I have been preparing for the GMAT for a really long time now - pretty much all of 2016 and took the test twice this year and while I did see some improvement I am still not completely happy with my results so I scheduled it to take it one more time (hopefully my last time) for September 17th. I really can't be doing this GMAT thing for the rest of my life and just want to be done with it so I can move forward to other things like focusing on my applications of which the first ones are due by the end of December.
My question is: what can I do to improve my accuracy for DS questions. I have noticed that I do much better on PS than on DS and I am not sure why that is.
Yes, I do understand the answer choices and the method of eliminating AD, and then BCE... I got all that. It's not that I get confused about the answer choices. It's just that I clearly lack of my evaluation of what information is sufficient and what isn't.
I find it much easier to work out a problem and then if my answer is among the answer choices I pick it and very often I have the right one.
With DS of course it does not work like that.
You get no confirmation of whether your answer choice is right or wrong even if you work through the entire problem.

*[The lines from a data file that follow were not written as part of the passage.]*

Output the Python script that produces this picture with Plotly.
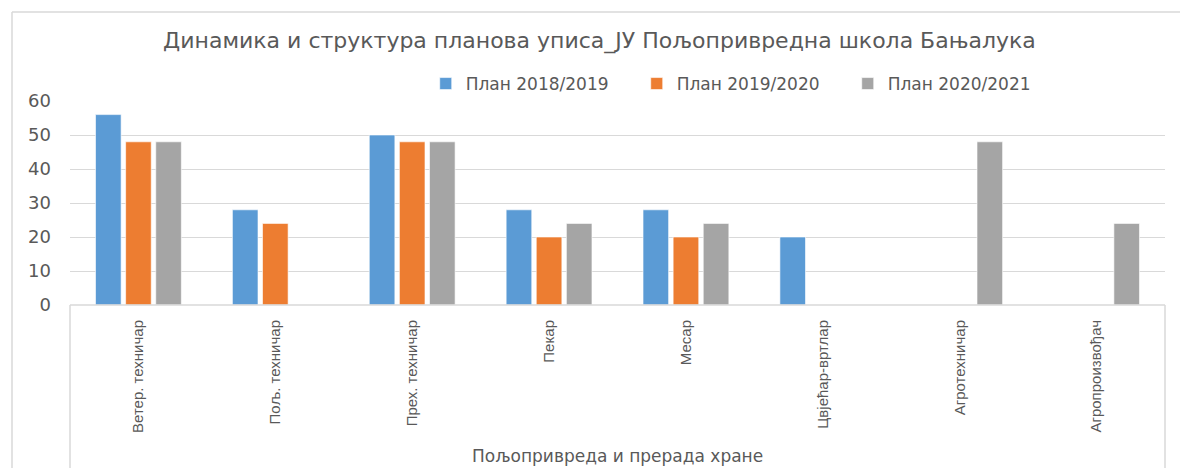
import plotly.graph_objects as go

categories = ["Ветер. техничар", "Пољ. техничар", "Прех. техничар", "Пекар",
              "Месар", "Цвјећар-вртлар", "Агротехничар", "Агропроизвођач"]
series_names = ["План 2018/2019", "План 2019/2020", "План 2020/2021"]
plan_2018 = [56, 28, 50, 28, 28, 20, None, None]
plan_2019 = [48, 24, 48, 20, 20, None, None, None]
plan_2020 = [48, None, 48, 24, 24, None, 48, 24]
y_ticks = [0, 10, 20, 30, 40, 50, 60]
group_label = "Пољопривреда и прерада хране"
title_text = "Динамика и структура планова уписа_ЈУ Пољопривредна школа Бањалука"

colors = ["#5B9BD5", "#ED7D31", "#A5A5A5"]
text_color = "#595959"
grid_color = "#D9D9D9"

W, H = 1180, 468
L, R, T, B = 70, 15, 101, 163
pw, ph = W - L - R, H - T - B

def px_x(x):
    return (x - L) / pw

def px_y(y):
    return 1 - (y - T) / ph

fig = go.Figure()
for name, vals, col in zip(series_names, [plan_2018, plan_2019, plan_2020], colors):
    fig.add_trace(go.Bar(x=categories, y=vals, name=name,
                         marker=dict(color=col, line=dict(color="rgba(255,255,255,0.6)", width=1))))

wide = "DejaVu Sans, Verdana, sans-serif"
fig.update_layout(
    width=W, height=H,
    margin=dict(l=L, r=R, t=T, b=B, autoexpand=False),
    paper_bgcolor="white", plot_bgcolor="white",
    barmode="group", bargap=0.34, bargroupgap=0.15,
    font=dict(family="Liberation Sans, Arial, sans-serif", color=text_color),
    title=dict(text=title_text, x=0.508, xanchor="center", xref="container",
               y=1 - 40 / H, yanchor="middle", yref="container",
               font=dict(family=wide, size=22, color=text_color)),
    legend=dict(orientation="h", x=0.629, xanchor="center", xref="container",
                y=1 - 84 / H, yanchor="middle", yref="container",
                font=dict(family=wide, size=17, color=text_color), entrywidth=166,
                traceorder="normal"),
    showlegend=True,
)
fig.update_yaxes(range=[0, 60], tickvals=y_ticks, showgrid=True, gridcolor=grid_color,
                 gridwidth=1, zeroline=False, showline=False,
                 ticks="", ticklabelstandoff=18,
                 tickfont=dict(family=wide, size=18, color=text_color))
fig.update_xaxes(tickangle=-90, showline=False, ticks="", ticklabelstandoff=11,
                 tickfont=dict(size=15, color=text_color))

shapes = []
# axis box below plot
shapes.append(dict(type="line", xref="paper", yref="paper", x0=0, x1=1, y0=0, y1=0,
                   line=dict(color=grid_color, width=1.5)))
shapes.append(dict(type="line", xref="paper", yref="paper", x0=0, x1=0, y0=0, y1=px_y(H + 5),
                   line=dict(color=grid_color, width=1.5)))
shapes.append(dict(type="line", xref="paper", yref="paper", x0=1, x1=1, y0=0, y1=px_y(H + 5),
                   line=dict(color=grid_color, width=1.5)))
# outer chart border
shapes.append(dict(type="line", xref="paper", yref="paper", x0=px_x(12), x1=px_x(W + 5),
                   y0=px_y(12), y1=px_y(12), line=dict(color=grid_color, width=1.5)))
shapes.append(dict(type="line", xref="paper", yref="paper", x0=px_x(12), x1=px_x(12),
                   y0=px_y(12), y1=px_y(H + 5), line=dict(color=grid_color, width=1.5)))
fig.update_layout(shapes=shapes)

fig.add_annotation(text=group_label, xref="paper", yref="paper", x=0.5, xanchor="center",
                   y=px_y(468), yanchor="bottom", showarrow=False,
                   font=dict(family=wide, size=17, color=text_color))

fig.write_html("out.html", config={"displayModeBar": False},
               post_script="document.body.style.margin='0';")
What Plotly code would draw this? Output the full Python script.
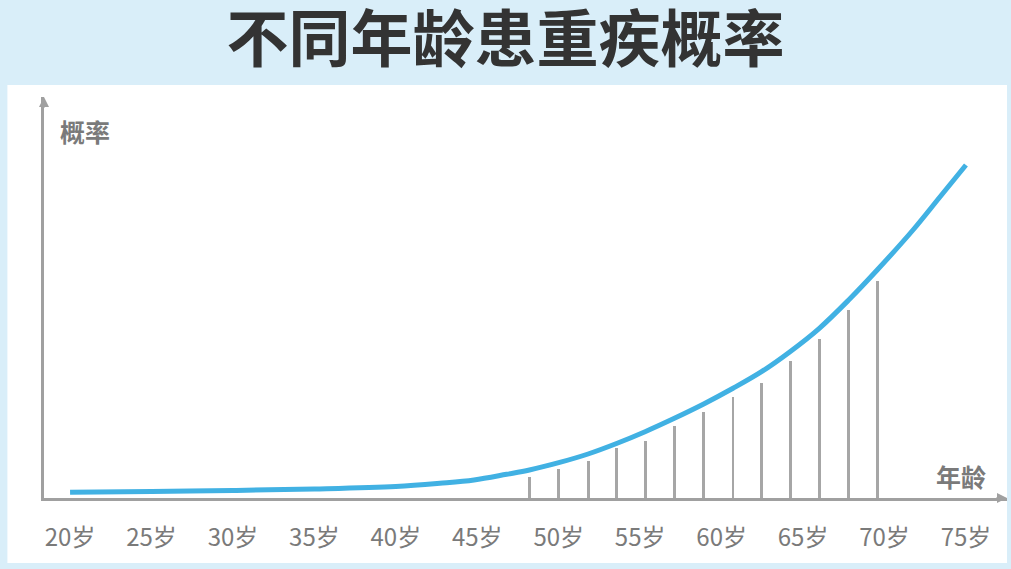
import plotly.graph_objects as go

# ---- data ----
title_text = "不同年龄患重疾概率"
y_label = "概率"
x_label = "年龄"

tick_ages = [20, 25, 30, 35, 40, 45, 50, 55, 60, 65, 70, 75]
tick_labels = [f"{a}岁" for a in tick_ages]

curve_ages = [20, 25, 30, 35, 40, 42.7, 44.8, 46.8, 48.2, 50.0, 51.8, 53.55,
              55.3, 57.1, 58.9, 60.7, 62.45, 64.2, 66.0, 67.8, 69.55, 71.75, 73.4, 75]
curve_vals = [5.7, 6.5, 7.5, 9.0, 11.5, 14.7, 18.0, 23.7, 28.0, 35.3, 44.0, 54.5,
              66.3, 79.7, 94.0, 109.7, 126.3, 146.3, 169.7, 198, 228, 268, 301, 333]

spike_ages = [48.2, 50.0, 51.8, 53.55, 55.3, 57.1, 58.9, 60.7, 62.45, 64.2, 66.0, 67.8, 69.55]
spike_vals = [21.3, 28.7, 37.5, 50.3, 57.5, 72.5, 86.3, 101.3, 115.3, 137.3, 159.3, 188, 217.3]

# ---- style ----
BG = "#d9eef9"
CURVE = "#41b1e3"
SPIKE = "#a6a6a6"
AXIS = "#a0a0a0"
FONT = "Noto Sans CJK SC"

fig = go.Figure()

fig.add_trace(go.Bar(
    x=spike_ages, y=spike_vals, width=0.18,
    marker=dict(color=SPIKE, line=dict(width=0)),
    hoverinfo="skip", showlegend=False,
))

fig.add_trace(go.Scatter(
    x=curve_ages, y=curve_vals, mode="lines",
    line=dict(color=CURVE, width=5, shape="spline", smoothing=1.0),
    showlegend=False,
))

# white panel behind the plot
fig.add_shape(type="rect", xref="paper", yref="paper",
              x0=-0.038, x1=1.0, y0=-0.162, y1=1.03,
              fillcolor="white", line=dict(width=0), layer="below")

# arrow heads on the axes
fig.add_annotation(x=1.0, y=0, xref="paper", yref="paper",
                   ax=-12, ay=0, axref="pixel", ayref="pixel",
                   showarrow=True, arrowhead=2, arrowsize=1, arrowwidth=2,
                   arrowcolor=AXIS, text="")
fig.add_annotation(x=0, y=1.0, xref="paper", yref="paper",
                   ax=0, ay=12, axref="pixel", ayref="pixel",
                   showarrow=True, arrowhead=2, arrowsize=1, arrowwidth=2,
                   arrowcolor=AXIS, text="")

# axis names
fig.add_annotation(x=0.0426, y=0.915, xref="paper", yref="paper",
                   xanchor="center", yanchor="middle",
                   text=f"<b>{y_label}</b>", showarrow=False,
                   font=dict(family=FONT, size=25, color="#7a7a7a"))
fig.add_annotation(x=0.952, y=0.055, xref="paper", yref="paper",
                   xanchor="center", yanchor="middle",
                   text=f"<b>{x_label}</b>", showarrow=False,
                   font=dict(family=FONT, size=25, color="#7a7a7a"))

fig.update_layout(
    width=1011, height=569,
    margin=dict(l=44, r=4, t=97, b=71),
    paper_bgcolor=BG, plot_bgcolor="white",
    title=dict(text=f"<b>{title_text}</b>", x=0.5, xanchor="center",
               y=0.93, yanchor="middle",
               font=dict(family=FONT, size=62, color="#333333")),
    bargap=0,
    xaxis=dict(range=[18.4, 77.52], tickvals=tick_ages, ticktext=tick_labels,
               showgrid=False, zeroline=False, showline=True,
               linecolor=AXIS, linewidth=2.5, ticks="",
               ticklabelstandoff=16,
               tickfont=dict(family=FONT, size=24, color="#7a7a7a")),
    yaxis=dict(range=[0, 401], showgrid=False, zeroline=False,
               showline=True, linecolor=AXIS, linewidth=2.5,
               showticklabels=False, ticks=""),
)

fig.write_html("out.html", config={"displayModeBar": False},
               post_script="document.body.style.margin='0';")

I usually don't anyway because I thought this was not the purpose of DS questions to come up with an actual answer. You just have to figure out whether the given information is good enough to come up with an answer.
This is extremely frustrating because my DS accuracy is somewhere between 20 and 50 % depending on the tested topic. PS is much higher and I know I could have a much higher quant score if there weren't such thing as DS questions.
Sadly there is and I have to figure out a way how to increase my accuracy on those questions if I want to increase my quant score.
Any suggestions.
Does this happen to other students too that they have a harder time with DS than PS?
I always assumed that DS would be easier for most people because you actually don't have to figure out the problem and if you know that statement 1 and 2 by themselves are not sufficient you have a 50/50 chance of getting it right. Unfortunately I always pick the wrong answer in these cases.